• **GIVEN PROBLEM**: Open with the line that has "Emit a Python"; close with the line that has "p.yaxis.major_label_standoff = 26". Retype those lines exactly, images excluded.

• **GIVEN RECORDS**:
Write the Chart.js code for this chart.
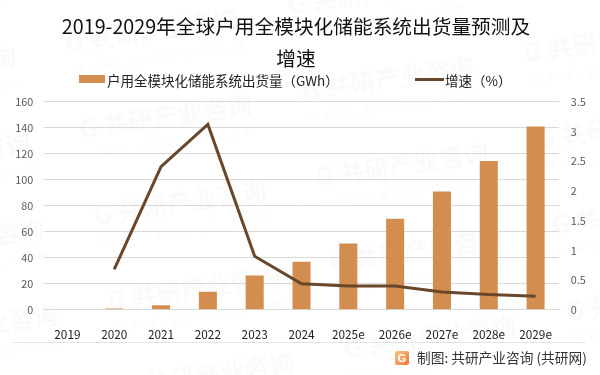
<!DOCTYPE html>
<html lang="zh-CN">
<head>
<meta charset="UTF-8">
<title>2019-2029年全球户用全模块化储能系统出货量预测及增速</title>
<script src="https://cdn.jsdelivr.net/npm/chart.js"></script>
<style>
    html, body { margin: 0; padding: 0; background: #fff; overflow: hidden; }
    #wrap { position: relative; width: 600px; height: 375px; font-family: "Noto Sans CJK SC", "Noto Sans", sans-serif; }
    canvas { display: block; }
    #logo { position: absolute; left: 395px; top: 351px; width: 14px; height: 14px; border-radius: 2px;
            background: linear-gradient(135deg, #fbc77a, #f0743c); color: #fff;
            font: bold 11px/14px "Liberation Sans"; text-align: center; }
    #source { position: absolute; left: 417px; top: 347px; font-size: 13.7px; line-height: 20px; color: #333; white-space: nowrap; }
    #rule { position: absolute; left: 13px; top: 342px; width: 573px; height: 1px; background: #e4e4e4; }
    .swatch { position: absolute; }
    .key { position: absolute; top: 70px; font-size: 13.5px; line-height: 20px; color: #222; white-space: nowrap; }
</style>
</head>
<body>
<div id="wrap">
    <canvas id="chart" width="600" height="375"></canvas>
    <div class="swatch" style="left:79px;top:75px;width:26px;height:8px;background:#d28d4f"></div>
    <div class="key" id="key1" style="left:107px"></div>
    <div class="swatch" style="left:415px;top:78px;width:29px;height:3px;background:#69472a"></div>
    <div class="key" id="key2" style="left:445px"></div>
    <div id="rule"></div>
    <div id="logo">G</div>
    <div id="source">制图: 共研产业咨询 (共研网)</div>
</div>
<script>
const titleLines = ['2019-2029年全球户用全模块化储能系统出货量预测及', '增速'];
const years = ['2019', '2020', '2021', '2022', '2023', '2024', '2025e', '2026e', '2027e', '2028e', '2029e'];
const shipments = [null, 1, 3.5, 14, 26.5, 37, 51, 70, 91, 114.5, 141];
const growth = [null, 0.68, 2.41, 3.12, 0.9, 0.44, 0.4, 0.4, 0.3, 0.26, 0.23];
const shipmentsLabel = '户用全模块化储能系统出货量（GWh）';
const growthLabel = '增速（%）';
const fontFamily = '"Noto Sans CJK SC", "Noto Sans", sans-serif';

document.getElementById('key1').textContent = shipmentsLabel;
document.getElementById('key2').textContent = growthLabel;

// faint repeated site watermark behind the plot
const watermark = {
    id: 'watermark',
    beforeDraw(chart) {
        const ctx = chart.ctx;
        ctx.save();
        ctx.fillStyle = 'rgba(130,130,130,0.045)';
        for (let i = -2; i < 5; i++) {
            for (let j = -3; j < 5; j++) {
                ctx.save();
                ctx.translate(105 + i * 222 + j * 14, 135 - i * 38 + j * 86);
                ctx.rotate(-0.145);
                ctx.font = 'bold 25px ' + fontFamily;
                ctx.fillText('G', -24, 0);
                ctx.fillText('共研产业咨询', 0, 0);
                ctx.font = '13px ' + fontFamily;
                ctx.fillText('w  w  w  .  g  o  n  y  n  .  c  o  m', -22, 22);
                ctx.restore();
            }
        }
        ctx.restore();
    }
};

new Chart(document.getElementById('chart'), {
    type: 'bar',
    plugins: [watermark],
    data: {
        labels: years,
        datasets: [
            {
                type: 'line',
                label: growthLabel,
                data: growth,
                yAxisID: 'y1',
                borderColor: '#69472a',
                backgroundColor: '#69472a',
                borderWidth: 3,
                pointRadius: 0,
                tension: 0,
                order: 1
            },
            {
                label: shipmentsLabel,
                data: shipments,
                yAxisID: 'y',
                backgroundColor: '#d28d4f',
                barPercentage: 0.385,
                categoryPercentage: 1,
                order: 2
            }
        ]
    },
    options: {
        responsive: false,
        animation: false,
        layout: { padding: { left: 0, right: 8, top: 11, bottom: 23 } },
        plugins: {
            tooltip: { enabled: false },
            legend: { display: false },
            title: {
                display: true,
                text: titleLines,
                color: '#111',
                font: { family: fontFamily, size: 19.7, weight: 'normal', lineHeight: 1.62 },
                padding: { top: 0, bottom: 27 }
            }
        },
        scales: {
            x: {
                grid: { display: false },
                border: { color: '#d9d9d9' },
                ticks: { color: '#222', font: { family: fontFamily, size: 11.8 }, maxRotation: 0, autoSkip: false, padding: 10 }
            },
            y: {
                min: 0, max: 160,
                afterFit(s) { s.width = 44; },
                ticks: { stepSize: 20, color: '#595959', font: { family: fontFamily, size: 10.8 }, padding: 10.7 },
                grid: { color: '#d9d9d9', drawTicks: false },
                border: { display: false }
            },
            y1: {
                position: 'right',
                min: 0, max: 3.5,
                afterFit(s) { s.width = 33; },
                ticks: {
                    stepSize: 0.5,
                    color: '#595959',
                    font: { family: fontFamily, size: 10.8 },
                    padding: 11.7,
                    callback: v => String(v)
                },
                grid: { display: false, drawTicks: false },
                border: { display: false }
            }
        }
    }
});
</script>
</body>
</html>
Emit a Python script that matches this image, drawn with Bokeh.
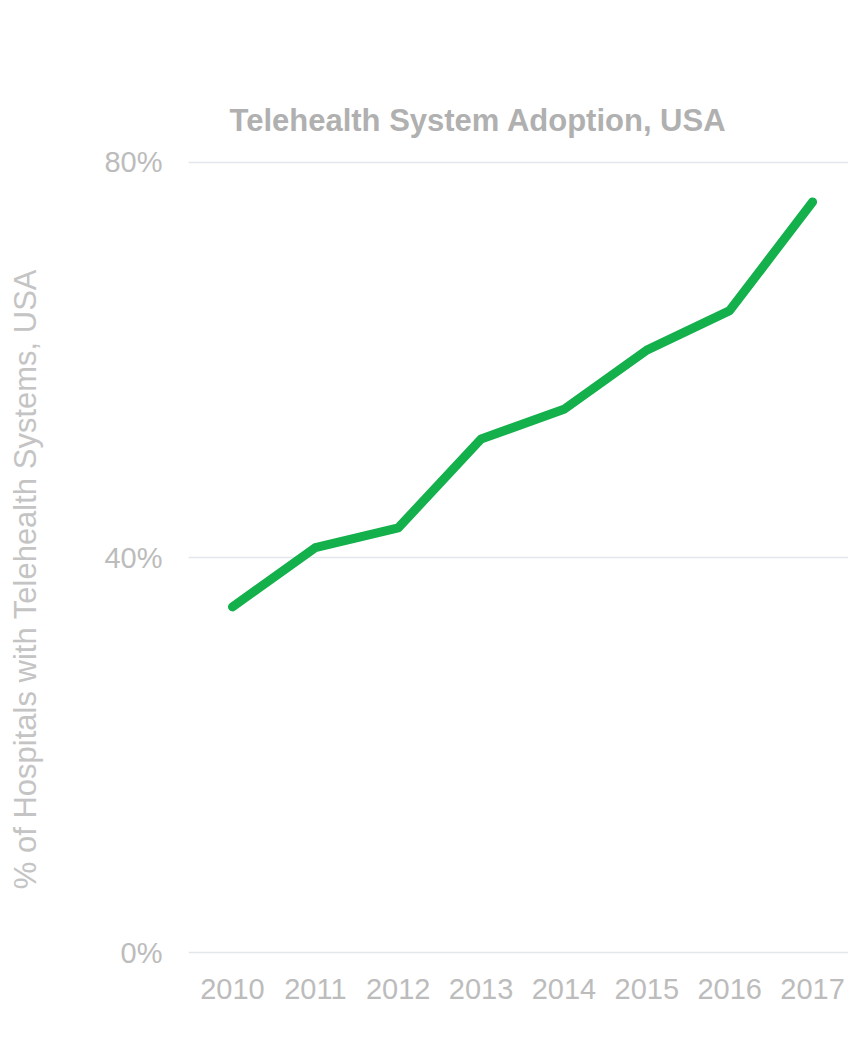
from bokeh.plotting import figure
from bokeh.models import Range1d, FixedTicker
from bokeh.embed import file_html
from bokeh.resources import INLINE

years = [2010, 2011, 2012, 2013, 2014, 2015, 2016, 2017]
adoption = [35, 41, 43, 52, 55, 61, 65, 76]
year_labels = ["2010", "2011", "2012", "2013", "2014", "2015", "2016", "2017"]
y_ticks = [0, 40, 80]
y_tick_labels = ["0%", "40%", "80%"]
title_text = "Telehealth System Adoption, USA"
y_title = "% of Hospitals with Telehealth Systems, USA"

FONT = "Liberation Sans"

p = figure(width=848, height=1043, output_backend="svg", toolbar_location=None,
           x_range=Range1d(2009.469, 2017.434), y_range=Range1d(-0.5, 80.5),
           min_border_left=188, min_border_right=0, min_border_top=157, min_border_bottom=86)
p.outline_line_color = None
p.background_fill_color = "white"
p.border_fill_color = "white"

p.line(years, adoption, line_color="#13b04c", line_width=9,
       line_cap="round", line_join="round")

p.title.text = title_text
p.title.align = "left"
p.title.offset = 41
p.title.standoff = 39
p.title.text_font = FONT
p.title.text_font_size = "31px"
p.title.text_font_style = "bold"
p.title.text_color = "#b0b0b0"

p.xaxis.ticker = FixedTicker(ticks=years)
p.xaxis.major_label_overrides = {y: s for y, s in zip(years, year_labels)}
p.yaxis.ticker = FixedTicker(ticks=y_ticks)
p.yaxis.major_label_overrides = {v: s for v, s in zip(y_ticks, y_tick_labels)}
for ax in (p.xaxis, p.yaxis):
    ax.axis_line_color = None
    ax.major_tick_line_color = None
    ax.minor_tick_line_color = None
    ax.major_tick_out = 0
    ax.major_tick_in = 0
    ax.major_label_text_font = FONT
    ax.major_label_text_font_size = "29px"
    ax.major_label_text_color = "#bcbcbc"
p.xaxis.major_label_standoff = 21
p.yaxis.major_label_standoff = 26

# non-breaking spaces shift the centred rotated label slightly downward, as in the original
p.yaxis.axis_label = y_title + "\u00a0" * 5
p.yaxis.axis_label_text_font = FONT
p.yaxis.axis_label_text_font_size = "31px"
p.yaxis.axis_label_text_font_style = "normal"
p.yaxis.axis_label_text_color = "#c4c4c4"
p.yaxis.axis_label_standoff = 58

p.xgrid.grid_line_color = None
p.ygrid.ticker = FixedTicker(ticks=y_ticks)
p.ygrid.grid_line_color = "#e3e6ea"
p.ygrid.grid_line_width = 1.5

open("out.html", "w").write(file_html(p, INLINE))
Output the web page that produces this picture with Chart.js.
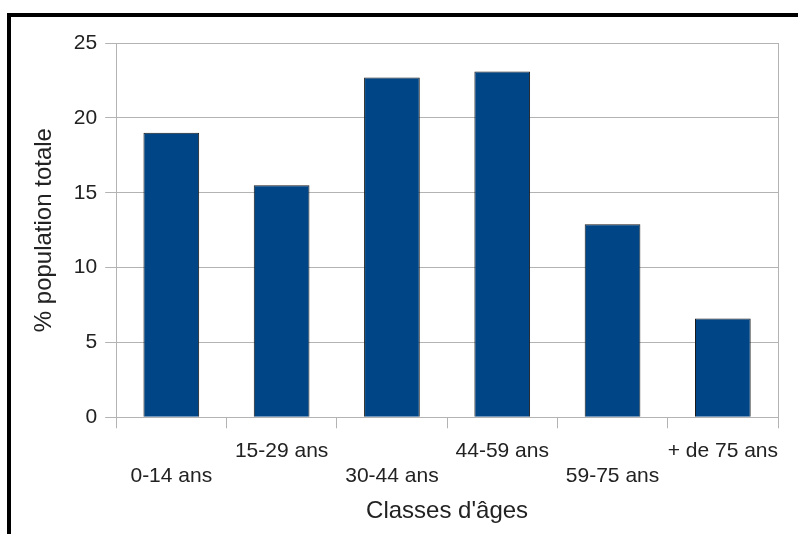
<!DOCTYPE html>
<html lang="fr">
<head>
<meta charset="utf-8">
<title>Population par classes d'âges</title>
<script src="https://cdn.jsdelivr.net/npm/chart.js@4/dist/chart.umd.min.js"></script>
<style>
  html, body { margin: 0; padding: 0; background: #fff; }
  #wrap { position: relative; width: 798px; height: 534px; overflow: hidden; }
  #frame {
    position: absolute; left: 7px; top: 13px; right: 0; bottom: 0;
    border-top: 4px solid #000; border-left: 4px solid #000;
  }
  #chart { position: absolute; left: 0; top: 0; }
</style>
</head>
<body>
<div id="wrap">
  <div id="frame"></div>
  <canvas id="chart" width="798" height="534"></canvas>
</div>
<script>
// Age classes, share of the total population (%)
const categories = ['0-14 ans', '15-29 ans', '30-44 ans', '44-59 ans', '59-75 ans', '+ de 75 ans'];
const shares = [19.0, 15.5, 22.7, 23.1, 12.9, 6.6];
const yTicks = [0, 5, 10, 15, 20, 25];

// Staggered category labels: every other label goes on a second line
const staggered = categories.map((c, i) => (i % 2 === 0 ? ['', c] : [c]));

const GRID = '#b3b3b3';
const TEXT = '#222222';
const FONT = 'Liberation Sans, Arial, sans-serif';

new Chart(document.getElementById('chart'), {
  type: 'bar',
  data: {
    labels: staggered,
    datasets: [{
      data: shares,
      backgroundColor: '#004586',
      borderColor: '#1a1a1a',
      borderWidth: 1,
      barPercentage: 0.505,
      categoryPercentage: 1.0
    }]
  },
  options: {
    responsive: false,
    animation: false,
    events: [],
    layout: { padding: { left: 20, top: 43, right: 20, bottom: 8.5 } },
    plugins: { legend: { display: false }, tooltip: { enabled: false }, title: { display: false } },
    scales: {
      x: {
        type: 'category',
        offset: true,
        grid: {
          offset: true,
          drawOnChartArea: true,
          // only the outer frame lines run through the plot; inner ones are tick marks
          color: ctx => (ctx.type !== 'tick' || ctx.index === 0) ? GRID : 'rgba(0,0,0,0)',
          tickColor: GRID,
          tickLength: 11,
          lineWidth: 1
        },
        border: { display: false },
        ticks: {
          color: TEXT,
          font: { family: FONT, size: 21 },
          padding: 10,
          maxRotation: 0,
          autoSkip: false
        },
        title: {
          display: true,
          text: "Classes d'âges",
          color: TEXT,
          font: { family: FONT, size: 24 },
          padding: { top: -2, bottom: 0 }
        }
      },
      y: {
        min: 0,
        max: 25,
        afterBuildTicks: axis => { axis.ticks = yTicks.map(v => ({ value: v })); },
        grid: { color: GRID, tickColor: GRID, tickLength: 11, lineWidth: 1 },
        border: { display: false },
        ticks: {
          color: TEXT,
          font: { family: FONT, size: 21 },
          padding: 8
        },
        title: {
          display: true,
          text: '% population totale',
          color: TEXT,
          font: { family: FONT, size: 24 },
          padding: { top: 10, bottom: 7 }
        }
      }
    }
  }
});
</script>
</body>
</html>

• **PROBLEM SOLUTION**:
Emit a Python script that matches this image, drawn with Bokeh.
from bokeh.plotting import figure
from bokeh.models import Range1d, FixedTicker
from bokeh.embed import file_html
from bokeh.resources import INLINE

years = [2010, 2011, 2012, 2013, 2014, 2015, 2016, 2017]
adoption = [35, 41, 43, 52, 55, 61, 65, 76]
year_labels = ["2010", "2011", "2012", "2013", "2014", "2015", "2016", "2017"]
y_ticks = [0, 40, 80]
y_tick_labels = ["0%", "40%", "80%"]
title_text = "Telehealth System Adoption, USA"
y_title = "% of Hospitals with Telehealth Systems, USA"

FONT = "Liberation Sans"

p = figure(width=848, height=1043, output_backend="svg", toolbar_location=None,
           x_range=Range1d(2009.469, 2017.434), y_range=Range1d(-0.5, 80.5),
           min_border_left=188, min_border_right=0, min_border_top=157, min_border_bottom=86)
p.outline_line_color = None
p.background_fill_color = "white"
p.border_fill_color = "white"

p.line(years, adoption, line_color="#13b04c", line_width=9,
       line_cap="round", line_join="round")

p.title.text = title_text
p.title.align = "left"
p.title.offset = 41
p.title.standoff = 39
p.title.text_font = FONT
p.title.text_font_size = "31px"
p.title.text_font_style = "bold"
p.title.text_color = "#b0b0b0"

p.xaxis.ticker = FixedTicker(ticks=years)
p.xaxis.major_label_overrides = {y: s for y, s in zip(years, year_labels)}
p.yaxis.ticker = FixedTicker(ticks=y_ticks)
p.yaxis.major_label_overrides = {v: s for v, s in zip(y_ticks, y_tick_labels)}
for ax in (p.xaxis, p.yaxis):
    ax.axis_line_color = None
    ax.major_tick_line_color = None
    ax.minor_tick_line_color = None
    ax.major_tick_out = 0
    ax.major_tick_in = 0
    ax.major_label_text_font = FONT
    ax.major_label_text_font_size = "29px"
    ax.major_label_text_color = "#bcbcbc"
p.xaxis.major_label_standoff = 21
p.yaxis.major_label_standoff = 26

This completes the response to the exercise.